Vatican City, Mar 14, 2015 / 12:30 pm
Pope Francis has called on teachers to engage with the peripheries within their own classrooms, loving their students for their limitations as well as their potential.
"Indeed, the duty of a good teacher - all the more for a Christian teacher - is to love his or her more difficult, weaker, more disadvantaged students with greater intensity," the Pope said, according to Vatican Radio's translation.
The educational relationship of the teacher must be such that each student feels "loved for what he or she is, with all of their limitations and potential," he added.
Professional associations of Christian teachers are "called to engage in the peripheries of the school, which cannot be abandoned to marginalization, exclusion, ignorance, crime."
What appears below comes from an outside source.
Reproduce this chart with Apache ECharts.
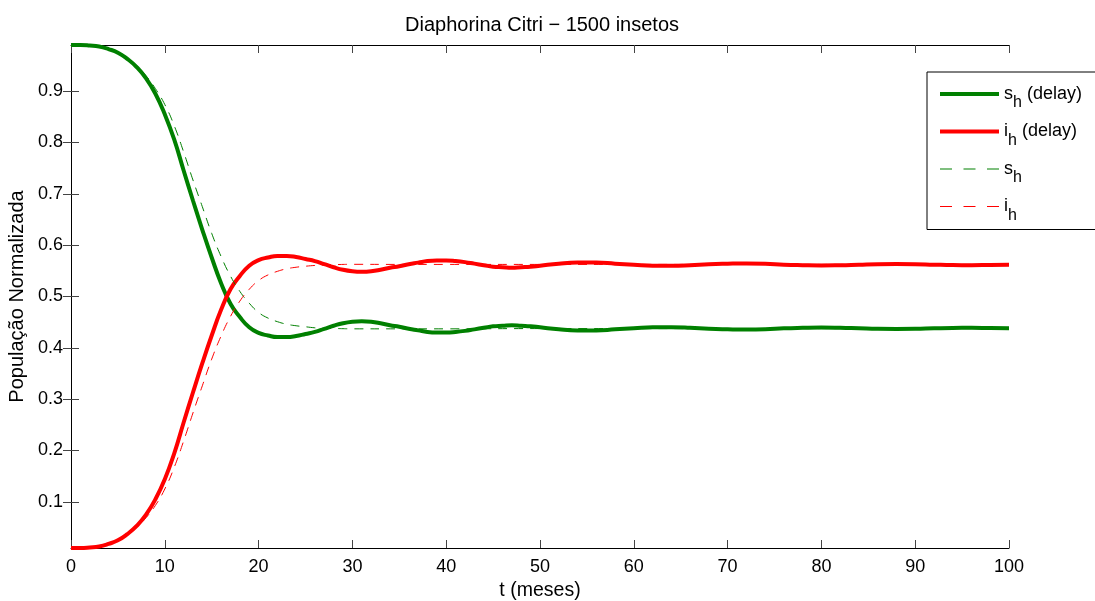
<!DOCTYPE html>
<html>
<head>
<meta charset="utf-8">
<script src="https://cdn.jsdelivr.net/npm/echarts@6/dist/echarts.min.js"></script>
<style>
html,body{margin:0;padding:0;background:#fff;}
#chart{width:1095px;height:601px;}
</style>
</head>
<body>
<div id="chart"></div>
<script>
// time (months) for the delayed model
var tDelay = [0,1,2,3,4,5,6,7,8,9,10,11,12,13,14,15,16,17,18,19,20,21,22,23,24,25,26,27,28,29,30,
  31,32,33,34,35,36,37,38,39,40,41,42,43,44,45,46,47,48,49,50,
  52,54,56,58,60,62,64,66,68,70,72,74,76,78,80,82,84,86,88,90,92,94,96,98,100];
var sDelay = [0.990,0.990,0.989,0.987,0.982,0.975,0.963,0.947,0.925,0.895,0.855,0.806,0.746,0.687,0.630,0.576,0.526,0.486,0.460,0.440,0.429,
  0.424,0.421,0.421,0.423,0.427,0.431,0.437,0.443,0.448,0.451,
  0.452,0.451,0.448,0.444,0.441,0.437,0.434,0.431,0.430,0.430,0.431,0.433,0.436,0.439,0.442,0.443,0.444,0.443,0.442,0.440,
  0.436,0.434,0.434,0.436,0.438,0.440,0.440,0.439,0.437,0.436,0.4355,0.436,0.438,0.439,0.4395,0.439,0.438,0.437,0.4367,0.437,0.438,0.4388,0.439,0.4385,0.438];
var iDelay = [0.010,0.010,0.011,0.013,0.018,0.025,0.037,0.053,0.075,0.105,0.144,0.194,0.254,0.313,0.370,0.424,0.474,0.514,0.540,0.560,0.571,
  0.576,0.579,0.579,0.577,0.573,0.569,0.563,0.557,0.552,0.549,
  0.548,0.549,0.552,0.556,0.559,0.563,0.566,0.569,0.570,0.570,0.569,0.567,0.564,0.561,0.558,0.557,0.556,0.557,0.558,0.560,
  0.564,0.566,0.566,0.564,0.562,0.560,0.560,0.561,0.563,0.564,0.5645,0.564,0.562,0.561,0.5605,0.561,0.562,0.563,0.5633,0.563,0.562,0.5612,0.561,0.5615,0.562];

// time (months) for the model without delay
var tPlain = [0,1,2,3,4,5,6,7,8,9,10,11,12,13,14,15,16,17,18,19,20,21,22,23,24,25,26,27,28,29,30,35,40,50,60,70,80,90,100];
var sPlain = [0.990,0.990,0.989,0.987,0.983,0.976,0.965,0.950,0.930,0.905,0.874,0.833,0.782,0.727,0.675,0.623,0.578,0.540,0.510,0.487,0.469,
  0.458,0.451,0.446,0.443,0.441,0.439,0.438,0.4377,0.4373,0.437,0.437,0.437,0.4375,0.4375,0.4375,0.4375,0.4375,0.4375];
var iPlain = [0.010,0.010,0.011,0.013,0.017,0.024,0.035,0.050,0.069,0.093,0.125,0.167,0.218,0.273,0.326,0.378,0.423,0.461,0.491,0.514,0.531,
  0.542,0.549,0.554,0.557,0.559,0.5605,0.5615,0.562,0.5625,0.5627,0.5625,0.5625,0.5625,0.5625,0.5625,0.5625,0.5625,0.5625];

var yTicks = [0.1,0.2,0.3,0.4,0.5,0.6,0.7,0.8,0.9];
var seriesNames = ['sh (delay)','ih (delay)','sh','ih'];
var legendLabels = {
  'sh (delay)': '{m|s}{b|h}{m| (delay)}',
  'ih (delay)': '{m|i}{b|h}{m| (delay)}',
  'sh': '{m|s}{b|h}',
  'ih': '{m|i}{b|h}'
};

function pairs(t, v){ return t.map(function(x,k){ return [x, v[k]]; }); }

var FONT = 'Liberation Sans, Arial, Helvetica, sans-serif';
var GREEN = '#008000', RED = '#ff0000';
var ICON_SOLID = 'path://M0,0H59V4H0Z';
var ICON_DASH = 'path://M0,0H12V1H0Z M23.5,0H35.5V1H23.5Z M47,0H59V1H47Z';

var chart = echarts.init(document.getElementById('chart'), null, {renderer:'canvas'});
var axisLineStyle = {lineStyle:{color:'#000', width:1}};
var tickStyle = {inside:true, length:8, lineStyle:{color:'#444', width:1}};

chart.setOption({
  animation:false,
  backgroundColor:'#fff',
  textStyle:{fontFamily:FONT},
  title:{
    text:'Diaphorina Citri \u2212 1500 insetos',
    left:405, top:15, padding:0,
    textStyle:{fontFamily:FONT, fontSize:20, fontWeight:'normal', color:'#000'}
  },
  grid:{left:71, right:86, top:45, bottom:53, containLabel:false, outerBoundsMode:'none'},
  legend:{
    orient:'vertical', left:927, top:72,
    padding:[13,40,6,13],
    itemGap:11.5, itemWidth:59, itemHeight:27,
    symbolKeepAspect:true,
    borderColor:'#000', borderWidth:1, backgroundColor:'#fff',
    data:[
      {name:'sh (delay)', icon:ICON_SOLID, itemStyle:{color:GREEN}},
      {name:'ih (delay)', icon:ICON_SOLID, itemStyle:{color:RED}},
      {name:'sh', icon:ICON_DASH, itemStyle:{color:GREEN}},
      {name:'ih', icon:ICON_DASH, itemStyle:{color:RED}}
    ],
    formatter:function(n){ return legendLabels[n]; },
    textStyle:{
      color:'#000',
      rich:{
        m:{fontFamily:FONT, fontSize:18, color:'#000', lineHeight:34},
        b:{fontFamily:FONT, fontSize:16, color:'#000', lineHeight:16, verticalAlign:'bottom'}
      }
    }
  },
  xAxis:[
    {type:'value', position:'bottom', min:0, max:100, interval:10,
     name:'t (meses)', nameLocation:'middle', nameGap:30,
     nameTextStyle:{fontFamily:FONT, fontSize:19.5, color:'#000'},
     axisLine:axisLineStyle, axisTick:tickStyle, splitLine:{show:false},
     axisLabel:{fontFamily:FONT, fontSize:18, color:'#000', margin:10}},
    {type:'value', position:'top', min:0, max:100, interval:10,
     axisLine:axisLineStyle, axisTick:tickStyle, splitLine:{show:false},
     axisLabel:{show:false}}
  ],
  yAxis:[
    {type:'value', position:'left', min:0.01, max:0.99,
     name:'Popula\u00e7\u00e3o Normalizada', nameLocation:'middle', nameGap:44, nameRotate:90,
     nameTextStyle:{fontFamily:FONT, fontSize:20, color:'#000'},
     axisLine:{show:true, lineStyle:{color:'#000', width:1}},
     axisTick:{show:true, inside:true, length:8, lineStyle:{color:'#444', width:1}, customValues:yTicks},
     splitLine:{show:false},
     axisLabel:{fontFamily:FONT, fontSize:18, color:'#000', margin:8, customValues:yTicks,
       formatter:function(v){ return v.toFixed(1); }}},
    {type:'value', position:'right', min:0.01, max:0.99,
     axisLine:{show:true, lineStyle:{color:'#000', width:1}},
     axisTick:{show:true, inside:true, length:8, lineStyle:{color:'#444', width:1}, customValues:yTicks},
     splitLine:{show:false}, axisLabel:{show:false}}
  ],
  series:[
    {name:seriesNames[0], type:'line', data:pairs(tDelay, sDelay), showSymbol:false, symbol:'none', smooth:0.5, clip:false,
     lineStyle:{color:GREEN, width:4}, itemStyle:{color:GREEN}},
    {name:seriesNames[1], type:'line', data:pairs(tDelay, iDelay), showSymbol:false, symbol:'none', smooth:0.5, clip:false,
     lineStyle:{color:RED, width:4}, itemStyle:{color:RED}},
    {name:seriesNames[2], type:'line', data:pairs(tPlain, sPlain), showSymbol:false, symbol:'none', smooth:0.5, clip:false,
     lineStyle:{color:GREEN, width:1, type:[9,7]}, itemStyle:{color:GREEN}},
    {name:seriesNames[3], type:'line', data:pairs(tPlain, iPlain), showSymbol:false, symbol:'none', smooth:0.5, clip:false,
     lineStyle:{color:RED, width:1, type:[9,7]}, itemStyle:{color:RED}}
  ]
});
</script>
</body>
</html>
Pope Francis was speaking to members of the Unione Cattolica Italiana Insegnati, Dirigenti, Educatori, Formatori (UCIIM), a Catholic Italian association of educators, to mark the 70th anniversary of their founding.
The Pope also stressed the importance of teaching values, in addition to content, in order to promote harmony in the world.
"You must not teach just content, but the values and customs of life," he said. "A computer can teach content," but only a teacher can show "how to love, how to understand which values and customs create harmony in society."
During the audience, Pope Francis acknowledged the beauty of the teaching profession, decrying how badly teachers are paid considering the time spent in school, in preparation, and with the individual students.
Similar to parenthood, at least in a spiritual sense, the Pope stressed that teaching "allows us to see the people who are entrusted to our care grow day after day."
Pope Francis went on to remind teachers that they are never alone, joined as they are with "the entire educational community to which they belong."
UCIIM was founded Professor Nosengo Gesualdo, a Catholic religion teacher, in Italy, 1944, while World War II was still under way.
Remarking on this anniversary, Pope Francis noted how far Italian schools have come through the aid of the Association.
"Over the past 70 years Italy has changed, schools have changed, but there are always teachers willing to engage in their profession with that enthusiasm and willingness that faith in the Lord gives us," he said.
More than simply a job, Pope Francis said, teaching is "a relationship in which each teacher must feel fully involved as a person, to give meaning to the educational task towards their students."